For this project it is recommended to assign dedicated CPUs to RX processing, which will run the XDP [[file:src/xdp_iphash_to_cpu_kern.c][program]]. This XDP-prog requires significantly less CPU-cycles per packet, than netstack and TX-qdisc handling. Thus, the number of CPU cores needed for RX-processing is significantly less than the amount of CPU cores needed for netstack + TX-processing.

It is most natural for the netstack + TX-qdisc processing CPU cores to be "assigned" to the lower CPU id's. As most of the scripts and BPF-prog in this project assumes CPU core id's are mapped directly to the =queue_mapping= and MQ-leaf number (actually =smp_processor_id= plus one as qdisc have 1-indexed =queue_mapping=). This is not a requirement, just a convention, as it depend on software configuration for how the XDP maps assign CPUs and what MQ-leafs qdisc are configured.

** Config number of RX vs TX-queues

This project basically scale less RX-queues to a larger number of TX-queues.
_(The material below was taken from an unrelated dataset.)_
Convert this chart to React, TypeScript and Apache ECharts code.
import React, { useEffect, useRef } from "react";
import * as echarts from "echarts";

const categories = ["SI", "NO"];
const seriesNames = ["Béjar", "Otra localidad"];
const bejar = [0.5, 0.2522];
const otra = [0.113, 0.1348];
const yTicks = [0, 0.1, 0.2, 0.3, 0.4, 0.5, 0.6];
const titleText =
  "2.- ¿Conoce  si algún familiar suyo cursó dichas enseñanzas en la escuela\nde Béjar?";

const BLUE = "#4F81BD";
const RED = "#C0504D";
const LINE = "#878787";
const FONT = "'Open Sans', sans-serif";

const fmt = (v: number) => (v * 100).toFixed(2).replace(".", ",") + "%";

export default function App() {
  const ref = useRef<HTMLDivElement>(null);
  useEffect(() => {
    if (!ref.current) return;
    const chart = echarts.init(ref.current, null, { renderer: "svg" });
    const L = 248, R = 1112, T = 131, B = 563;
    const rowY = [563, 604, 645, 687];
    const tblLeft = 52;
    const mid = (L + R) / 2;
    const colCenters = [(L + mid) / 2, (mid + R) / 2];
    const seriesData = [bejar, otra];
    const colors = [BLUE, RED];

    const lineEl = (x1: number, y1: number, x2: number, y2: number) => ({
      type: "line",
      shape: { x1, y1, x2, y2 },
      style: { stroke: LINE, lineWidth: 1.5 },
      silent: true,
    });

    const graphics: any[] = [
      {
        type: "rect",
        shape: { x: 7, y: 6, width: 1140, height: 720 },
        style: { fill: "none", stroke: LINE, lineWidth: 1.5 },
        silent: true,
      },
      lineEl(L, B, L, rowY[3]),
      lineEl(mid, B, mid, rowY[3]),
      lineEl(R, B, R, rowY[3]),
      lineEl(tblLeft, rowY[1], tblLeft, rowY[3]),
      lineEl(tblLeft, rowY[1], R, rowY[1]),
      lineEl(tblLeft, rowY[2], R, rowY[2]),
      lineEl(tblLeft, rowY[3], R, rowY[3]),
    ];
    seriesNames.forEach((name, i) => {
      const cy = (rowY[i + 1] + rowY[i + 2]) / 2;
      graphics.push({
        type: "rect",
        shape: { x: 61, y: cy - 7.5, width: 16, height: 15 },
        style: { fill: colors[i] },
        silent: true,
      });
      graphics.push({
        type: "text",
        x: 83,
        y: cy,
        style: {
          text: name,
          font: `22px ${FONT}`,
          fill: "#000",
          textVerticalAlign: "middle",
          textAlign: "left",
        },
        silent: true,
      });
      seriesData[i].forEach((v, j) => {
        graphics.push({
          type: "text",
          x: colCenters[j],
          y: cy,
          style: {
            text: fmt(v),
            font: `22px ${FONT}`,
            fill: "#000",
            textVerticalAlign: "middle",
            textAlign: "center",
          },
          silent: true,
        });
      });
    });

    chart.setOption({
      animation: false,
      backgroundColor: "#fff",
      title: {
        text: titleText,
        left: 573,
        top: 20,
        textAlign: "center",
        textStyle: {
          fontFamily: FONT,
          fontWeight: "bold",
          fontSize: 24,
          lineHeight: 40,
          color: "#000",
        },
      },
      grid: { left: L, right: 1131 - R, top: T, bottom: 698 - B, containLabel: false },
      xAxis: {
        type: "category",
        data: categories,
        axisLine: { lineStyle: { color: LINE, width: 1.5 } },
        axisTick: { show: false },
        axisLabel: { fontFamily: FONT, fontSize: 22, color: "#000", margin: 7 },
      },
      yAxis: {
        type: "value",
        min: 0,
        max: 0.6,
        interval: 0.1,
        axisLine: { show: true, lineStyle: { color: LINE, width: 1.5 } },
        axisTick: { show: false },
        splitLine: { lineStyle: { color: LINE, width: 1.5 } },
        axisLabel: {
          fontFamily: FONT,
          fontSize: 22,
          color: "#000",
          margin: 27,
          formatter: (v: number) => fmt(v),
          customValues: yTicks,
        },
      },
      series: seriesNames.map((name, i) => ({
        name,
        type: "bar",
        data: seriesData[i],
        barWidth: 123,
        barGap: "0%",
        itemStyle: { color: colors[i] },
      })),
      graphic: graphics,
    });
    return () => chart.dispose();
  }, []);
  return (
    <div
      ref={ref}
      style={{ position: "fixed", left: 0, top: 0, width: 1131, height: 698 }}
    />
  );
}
Allowing to run a heavier Traffic Control shaping algorithm per netstack TX-queue, without any locking between the TX-queues via the MQ-qdisc as root-qdisc (and CPU-redirects).

Configuring less RX-queues than TX-queues is often not possible on modern NIC hardware, as they often use what is called =combined= queues, which bind "RxTx" queues together. (See config via =ethtool --show-channels=).

In our (less-RX-than-TX-CPUs) setup, this force us to configure multiple RX-queues to be handled by a single "RX" CPU. This is not good for cross-CPU scaling, because packets will be spread across these multiple RX-queues, and the XDP (NAPI) processing can only generate packet-bulks per RX-queue, which decrease bulking opportunities into cpumap. (See why bulking improve cross-CPU scaling in [[https://developers.redhat.com/blog/2021/05/13/receive-side-scaling-rss-with-ebpf-and-cpumap#appendix][blogpost]]).

The solution is to adjust the NIC hardware RSS (Receive Side Scaling) or "RX-flow-hash" indirection table. (See config via =ethtool --show-rxfh-indir=). The trick is to adjusting RSS indirect table to only use the first N RX-queues via the command: =ethtool --set-rxfh-indir $IFACE equal N=.

This features is also supported by the mention [[file:bin/set_irq_affinity_with_rss_conf.sh][config script]] via [[file:bin/smp_affinity_rss.conf][config]] variable =RSS_INDIR_EQUAL_QUEUES=.

  • Dependencies and alternatives

Notice that the TC BPF-prog's ([[file:src/tc_classify_kern.c]] and [[file:src/tc_queue_mapping_kern.c]]) depends on a kernel feature that are available since in kernel v5.1, via [[https://github.com/torvalds/linux/commit/74e31ca850c1][kernel commit 74e31ca850c1]]. The alternative is to configure XPS for queue_mapping or use tc-skbedit(8) together with a TC-filter setup.

The BPF-prog [[file:src/tc_classify_kern.c]] also setup the HTB-class id (via =skb->priority=), which have been supported for a long time, but due the above dependency (on =skb->queue_mapping=) it cannot be loaded. Alternative it is possible to use iptables CLASSIFY target module to change the HTB-class id.